When we drank it at the gorgeously tiled Marble Arch pub last week, we found it hard to distinguish from any number of other ‘pale’n’hoppy’ beers from the north of England, though perhaps less flowery or perfumed than some examples. If we could arrange for a pint of 1970s Boddington’s Bitter to be transported through time and space, would it strike us the same way? We suspect so.

Lees MPA poster, Manchester.

In 2013, another Manchester brewery released a beer inspired, at least to some degree, by Boddington’s. J.W. Lees is a large family concern founded in 1828, with a rather conservative image. Their Manchester Pale Ale (MPA) at 3.7% on cask is an attempt to do something that, by their standards, is a bit ‘out there’, i.e. not brown. MPA is the name of this particular beer, but, again, seems to imply that there might once have been an entire set of beers in this style — golden, dry, and ‘sessionable’.

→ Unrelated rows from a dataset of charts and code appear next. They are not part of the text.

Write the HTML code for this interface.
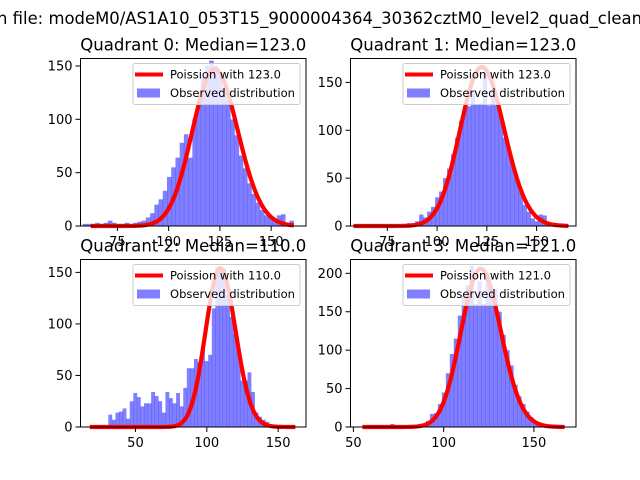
<!DOCTYPE html>
<html><head><meta charset="utf-8"><style>
html,body{margin:0;padding:0;background:#fff;}
svg{display:block;font-family:"DejaVu Sans","Liberation Sans",sans-serif;}
</style></head><body>
<svg id="fig" width="640" height="480" viewBox="0 0 640 480" xmlns="http://www.w3.org/2000/svg">
<rect width="640" height="480" fill="#fff"/>
<text x="-3" y="24" font-size="16.5" textLength="645" lengthAdjust="spacingAndGlyphs">n file: modeM0/AS1A10_053T15_9000004364_30362cztM0_level2_quad_clean</text>
</svg>
<script>
// Quadrant 0
const q0Start = 58, q0Width = 2.06;
const q0Counts = [2,2,2,3,2,3,5,3,2,2,3,2,3,4,5,8,12,20,25,33,46,55,64,78,86,64,100,115,140,150,155,150,140,130,118,100,85,66,54,40,30,22,15,10,8,6,10,11,3,5];
const q0Lambda = 123.0, q0Peak = 147, q0CurveRange = [62, 161];
// Quadrant 1
const q1Start = 59, q1Width = 2.0;
const q1Counts = [1,1,1,1,2,2,1,2,1,1,1,1,2,3,2,5,12,9,15,20,30,36,50,60,75,92,110,125,125,140,127,128,160,126,140,126,115,92,80,65,50,36,22,15,8,5,12,11,1,0];
const q1Lambda = 123.0, q1Peak = 166, q1CurveRange = [58, 166];
// Quadrant 2
const q2Start = 31, q2Width = 2.5;
const q2Counts = [12,7,14,15,18,8,25,33,29,20,23,23,34,30,25,14,34,28,23,33,20,38,57,57,66,63,77,64,70,115,155,155,154,128,107,91,73,45,45,53,34,14,10,7,5,2,0,0,0,0];
const q2Lambda = 110.0, q2Peak = 154, q2CurveRange = [18, 162];
// Quadrant 3
const q3Start = 55, q3Width = 2.2;
const q3Counts = [0,0,0,0,0,0,0,4,0,1,0,1,1,1,4,3,8,17,18,30,45,70,95,115,145,170,185,210,160,190,160,200,175,180,150,120,100,80,55,40,30,20,13,8,3,0,0,0,0,0];
const q3Lambda = 121.0, q3Peak = 206, q3CurveRange = [55, 167];

const panels = [
 {title:"Quadrant 0: Median=123.0", x0:80.5, y0:58.5, w:225.5, h:167.5, xmin:57, xmax:167, ymax:157, xticks:[75,100,125,150], yticks:[0,50,100,150], start:q0Start, width:q0Width, counts:q0Counts, lambda:q0Lambda, peak:q0Peak, cr:q0CurveRange},
 {title:"Quadrant 1: Median=123.0", x0:350.5, y0:58.5, w:225.5, h:167.5, xmin:56.5, xmax:169.8, ymax:175, xticks:[75,100,125,150], yticks:[0,50,100,150], start:q1Start, width:q1Width, counts:q1Counts, lambda:q1Lambda, peak:q1Peak, cr:q1CurveRange},
 {title:"Quadrant 2: Median=110.0", x0:80.5, y0:259.5, w:225.5, h:167.5, xmin:11.5, xmax:169.5, ymax:162.5, xticks:[50,100,150], yticks:[0,50,100,150], start:q2Start, width:q2Width, counts:q2Counts, lambda:q2Lambda, peak:q2Peak, cr:q2CurveRange},
 {title:"Quadrant 3: Median=121.0", x0:350.5, y0:259.5, w:225.5, h:167.5, xmin:48.4, xmax:173.3, ymax:218, xticks:[50,100,150], yticks:[0,50,100,150,200], start:q3Start, width:q3Width, counts:q3Counts, lambda:q3Lambda, peak:q3Peak, cr:q3CurveRange}
];
const NS="http://www.w3.org/2000/svg";
const svg=document.getElementById('fig');
function mk(tag, attrs, parent){const e=document.createElementNS(NS,tag);for(const k in attrs)e.setAttribute(k,attrs[k]);(parent||svg).appendChild(e);return e;}
function logPois(k,l){
  const z=k+1;
  const lg=(z-0.5)*Math.log(z)-z+0.5*Math.log(2*Math.PI)+1/(12*z);
  return k*Math.log(l)-l-lg;
}
panels.forEach((p,pi)=>{
  const g=mk('g',{});
  
  
  const X=v=>p.x0+(v-p.xmin)/(p.xmax-p.xmin)*p.w;
  const Y=v=>p.y0+p.h-v/p.ymax*p.h;
  p.counts.forEach((c,i)=>{
    if(c<=0) return;
    const a=p.start+i*p.width, b=a+p.width;
    const r=mk('rect',{x:X(a),y:Y(c),width:X(b)-X(a)+0.3,height:Y(0)-Y(c),fill:'#0000ff','fill-opacity':0.5},g);
    
    
  });
  const pk=Math.exp(logPois(p.lambda,p.lambda));
  let d='';
  for(let k=Math.ceil(p.cr[0]);k<=Math.floor(p.cr[1]);k++){
    const v=p.peak*Math.exp(logPois(k,p.lambda))/pk;
    d+=(d?'L':'M')+X(k).toFixed(2)+','+Y(v).toFixed(2);
  }
  const path=mk('path',{d:d,fill:'none',stroke:'#ff0000','stroke-width':4.2,'stroke-linejoin':'round'},g);
  
  
  const fr=mk('rect',{x:p.x0,y:p.y0,width:p.w,height:p.h,fill:'none',stroke:'#000','stroke-width':1},g);
  
  
  p.xticks.forEach(t=>{
    const x=X(t);
    mk('line',{x1:x,x2:x,y1:p.y0+p.h,y2:p.y0+p.h+5,stroke:'#000','stroke-width':1},g);
    const tx=mk('text',{x:x,y:p.y0+p.h+20,'font-size':13,'text-anchor':'middle'},g);
    tx.textContent=t;
    
    
  });
  p.yticks.forEach(t=>{
    const y=Y(t);
    mk('line',{x1:p.x0-5,x2:p.x0,y1:y,y2:y,stroke:'#000','stroke-width':1},g);
    const tx=mk('text',{x:p.x0-8,y:y+4.5,'font-size':13,'text-anchor':'end'},g);
    tx.textContent=t;
    
    
  });
  const tt=mk('text',{x:p.x0+p.w/2,y:p.y0-8,'font-size':16.5,'text-anchor':'middle',textLength:226,lengthAdjust:'spacingAndGlyphs'},g);
  tt.textContent=p.title;
  
  
  const lx=p.x0+p.w-173, ly=p.y0+5;
  const lg=mk('g',{},g);
  
  
  mk('rect',{x:lx,y:ly,width:167,height:41,rx:2,fill:'#fff','fill-opacity':0.8,stroke:'#ccc','stroke-width':1},lg);
  mk('line',{x1:lx+2,x2:lx+30,y1:ly+11,y2:ly+11,stroke:'#ff0000','stroke-width':4},lg);
  mk('rect',{x:lx+4,y:ly+25,width:23,height:9,fill:'#0000ff','fill-opacity':0.5},lg);
  const t1=mk('text',{x:lx+37,y:ly+15,'font-size':11.5},lg);
  t1.textContent='Poission with '+p.lambda.toFixed(1);
  
  
  const t2=mk('text',{x:lx+37,y:ly+33.5,'font-size':11.5,textLength:125,lengthAdjust:'spacingAndGlyphs'},lg);
  t2.textContent='Observed distribution';
  
  
});
</script>
</body></html>
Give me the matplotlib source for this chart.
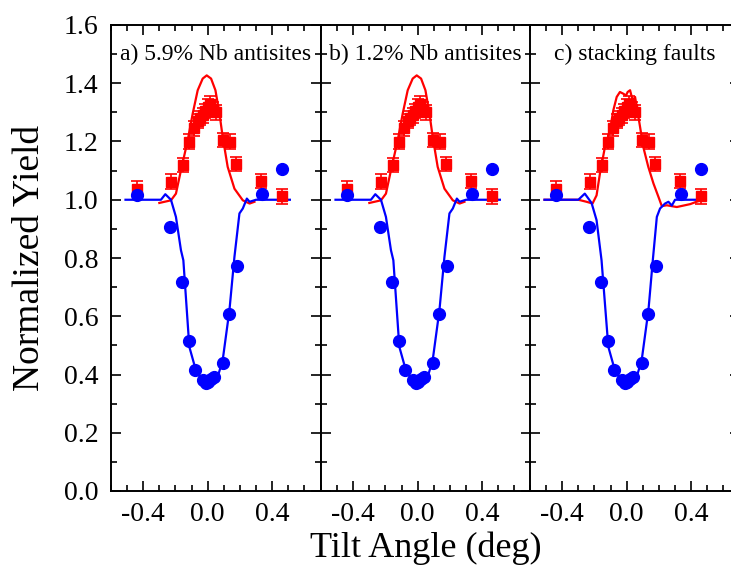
import matplotlib.pyplot as plt
from matplotlib.ticker import MultipleLocator

plt.rcParams['font.family'] = ['Liberation Serif', 'DejaVu Serif']

# measured yields (same experimental data in every panel)
red_x = [-0.44, -0.23, -0.155, -0.118, -0.083, -0.062, -0.045, -0.03, -0.015,
         0.0, 0.015, 0.03, 0.05, 0.097, 0.14, 0.177, 0.332, 0.463]
red_y = [1.038, 1.062, 1.12, 1.20, 1.245, 1.27, 1.28, 1.29, 1.305,
         1.32, 1.33, 1.31, 1.30, 1.205, 1.20, 1.122, 1.064, 1.012]
red_err = [0.025] * len(red_x)

blue_x = [-0.44, -0.234, -0.159, -0.118, -0.077, -0.03, -0.012, 0.005, 0.02,
          0.04, 0.093, 0.135, 0.180, 0.339, 0.463]
blue_y = [1.015, 0.907, 0.716, 0.516, 0.417, 0.38, 0.372, 0.375, 0.385,
          0.39, 0.438, 0.607, 0.773, 1.021, 1.105]

# simulated curves, antisite models (a, b)
sim_red_x = [-0.30, -0.228, -0.197, -0.166, -0.124, -0.093, -0.062, -0.031,
             -0.006, 0.021, 0.048, 0.073, 0.093, 0.124, 0.166, 0.218, 0.26, 0.29]
sim_red_y = [0.989, 0.998, 1.021, 1.101, 1.204, 1.296, 1.376, 1.416,
             1.427, 1.416, 1.376, 1.296, 1.216, 1.113, 1.038, 0.998, 0.987, 0.993]
sim_blue_x = [-0.51, -0.29, -0.263, -0.228, -0.197, -0.166, -0.151, -0.114,
              -0.068, -0.01, 0.062, 0.093, 0.135, 0.166, 0.197, 0.218, 0.243,
              0.26, 0.30, 0.51]
sim_blue_y = [1.0, 1.0, 1.019, 1.0, 0.941, 0.827, 0.792, 0.495,
              0.404, 0.375, 0.392, 0.449, 0.621, 0.804, 0.953, 0.970, 1.004,
              0.993, 1.0, 1.0]

# simulated curves, stacking fault model (c)
sf_red_x = [-0.51, -0.30, -0.249, -0.212, -0.187, -0.166, -0.135, -0.104,
            -0.083, -0.062, -0.042, -0.021, -0.004, 0.006, 0.021, 0.037, 0.052,
            0.066, 0.083, 0.103, 0.134, 0.166, 0.197, 0.218, 0.249, 0.311,
            0.394, 0.467]
sf_red_y = [1.0, 1.0, 0.993, 0.987, 1.015, 1.09, 1.181, 1.238,
            1.307, 1.353, 1.37, 1.364, 1.358, 1.37, 1.376, 1.341, 1.353,
            1.307, 1.25, 1.181, 1.113, 1.056, 1.01, 0.978, 0.981, 0.975,
            0.985, 1.0]
sf_blue_x = [-0.51, -0.30, -0.26, -0.218, -0.187, -0.156, -0.114, -0.068,
             -0.01, 0.062, 0.093, 0.135, 0.162, 0.187, 0.207, 0.238, 0.259,
             0.28, 0.30, 0.49]
sf_blue_y = [1.0, 1.0, 1.021, 0.989, 0.93, 0.792, 0.495, 0.404,
             0.375, 0.392, 0.449, 0.621, 0.792, 0.941, 0.970, 0.987, 0.993,
             0.98, 1.0, 1.0]

labels = ['a) 5.9% Nb antisites', 'b) 1.2% Nb antisites', 'c) stacking faults']
sims = [(sim_red_x, sim_red_y, sim_blue_x, sim_blue_y),
        (sim_red_x, sim_red_y, sim_blue_x, sim_blue_y),
        (sf_red_x, sf_red_y, sf_blue_x, sf_blue_y)]

W, H = 731, 567
fig = plt.figure(figsize=(W / 100, H / 100), dpi=100)
lefts = [111, 321, 530]
for i, left in enumerate(lefts):
    ax = fig.add_axes([left / W, (H - 491) / H, 209.5 / W, 466 / H])
    rx, ry, bx, by = sims[i]
    ax.plot(rx, ry, color='#ff0000', lw=1.6, zorder=2)
    ax.plot(bx, by, color='#0000ff', lw=1.6, zorder=3)
    ax.errorbar(red_x, red_y, yerr=red_err, fmt='s', color='#ff0000',
                ms=7.5, capsize=4.5, elinewidth=1.2, capthick=1.2, zorder=4)
    ax.plot(blue_x, blue_y, 'o', color='#0000ff', ms=8.5, zorder=5)
    ax.set_xlim(-0.6, 0.7)
    ax.set_ylim(0, 1.6)
    ax.xaxis.set_major_locator(MultipleLocator(0.4))
    ax.xaxis.set_minor_locator(MultipleLocator(0.1))
    ax.yaxis.set_major_locator(MultipleLocator(0.2))
    ax.yaxis.set_minor_locator(MultipleLocator(0.1))
    ax.tick_params(which='both', direction='in', top=True, right=True,
                   labelsize=20, width=1.2)
    ax.tick_params(which='major', length=7)
    ax.tick_params(which='minor', length=4)
    ax.set_xticks([-0.4, 0.0, 0.4])
    ax.set_xticklabels(['-0.4', '0.0', '0.4'])
    ax.tick_params(axis='x', pad=8)
    ax.tick_params(axis='y', pad=9)
    if i == 0:
        ax.yaxis.set_major_formatter(plt.FormatStrFormatter('%.1f'))
    else:
        ax.tick_params(labelleft=False)
    for s in ax.spines.values():
        s.set_linewidth(1.4)
    ax.text(0.5, 1.5, labels[i], transform=ax.get_yaxis_transform(),
            ha='center', va='center', fontsize=17)

fig.text(30 / W, 1 - 258 / H, 'Normalized Yield', rotation=90,
         ha='center', va='center', fontsize=27)
fig.text(426 / W, 1 - 548 / H, 'Tilt Angle (deg)', ha='center', va='center',
         fontsize=26)

fig.savefig('out.png', dpi=100)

Perhaps partly because we’re suckers for context and cues provided by packaging and branding, we fell hard for MPA as consumed in a Manchester pub. While its bitterness didn’t claw at the back of our throats, it did trigger that pleasant chain reaction: pint-thirsty-pint-thirsty-pint… The crusty-bread character we’ve previously noted in the same brewery’s bitter is present and correct, but complemented with more and brighter hops. It won’t excite green-nostriled lupulin addicts frantically seeking their next fix, but as a beer to settle on for a few hours, it would be hard to beat.

Our own contribution to this nascent sub-style was a set of notes emailed to Matt Lovatt at Kirkstall Brewery who produced a beer under the name Revitalisation! for our appearance at North Bar in Leeds. We referenced this recipe from Ron Pattinson and Kristen England to suggest all pale malt and a bit of sugar, and then lots of Goldings hops to achieve dry bitterness without much aroma.

Matt put a lot of thought into interpreting our suggestions and came up with a beer that, as a beer inspired by Michael Hardman’s memories of Boddington’s or Young’s, was probably not quite right. It was, however, very clean, pleasingly austere, and extremely drinkable — we would have stayed on it all night if we’d been allowed.

The Cream of Manchester

We couldn’t leave the north without drinking at least one pint of the real thing — or at least, the beer that bears the brand of the real thing these days. We found ‘smooth’ keg Boddington’s Bitter on offer at a pub in central Manchester alongside a ‘super cold’ variant, though the standard version makes your teeth chatter. It came with an inch of shaving foam on top — weird-looking even in a part of the world where a ‘tight creamy head’ is the norm — and bubbles clustered on the inside of the apparently slightly grubby glass. It tasted… well, not bad, really. Extremely bland, of course, with a touch of sweetcorn, and reminiscent of, say, Estrella Damm, but not terrible.

None of the beers mentioned above are the best or most exciting you will find in Manchester — it is a city crammed with great bars and pubs — but we think they do tell you something about its culture and history, and drinking three beers that aren’t Boddington’s can help you discern its outline.

A final tip from Tandleman: “If you want a beer that tastes pretty much as I recall the original Boddington’s Bitter, I’d suggest Linfit Gold Medal from the Sair Inn near Huddersfield.  It is a near as I’ve ever had.  Quite a lot stronger though at 4.2%.”

We’re sure we read something somewhere at some point about the Boddington’s yeast strain being ‘cleaned up’ in the 1980s — if you can think where, let us know in the comments below.

UPDATE 02/09/2015: Another possible explanation for the decline of Boddington’s Bitter in the 1980s has come to light through the April 1993 edition of CAMRA’s What’s Brewing. When quizzed by Roger Protz, Boddington’s brewing manager Peter Laws and general manage Ian Kendal suggested that the change might be the result of a change in priming sugars: ‘The brewery had used a blend of of cane sugar and a variety called Ambrose… When [Tate & Lyle] phased it out Boddington’s switched to another blend from the same company called DAS… Kendel and Laws think that stands for “dark ale syrup”, a singularly inappropriate name for Boddington’s Bitter.’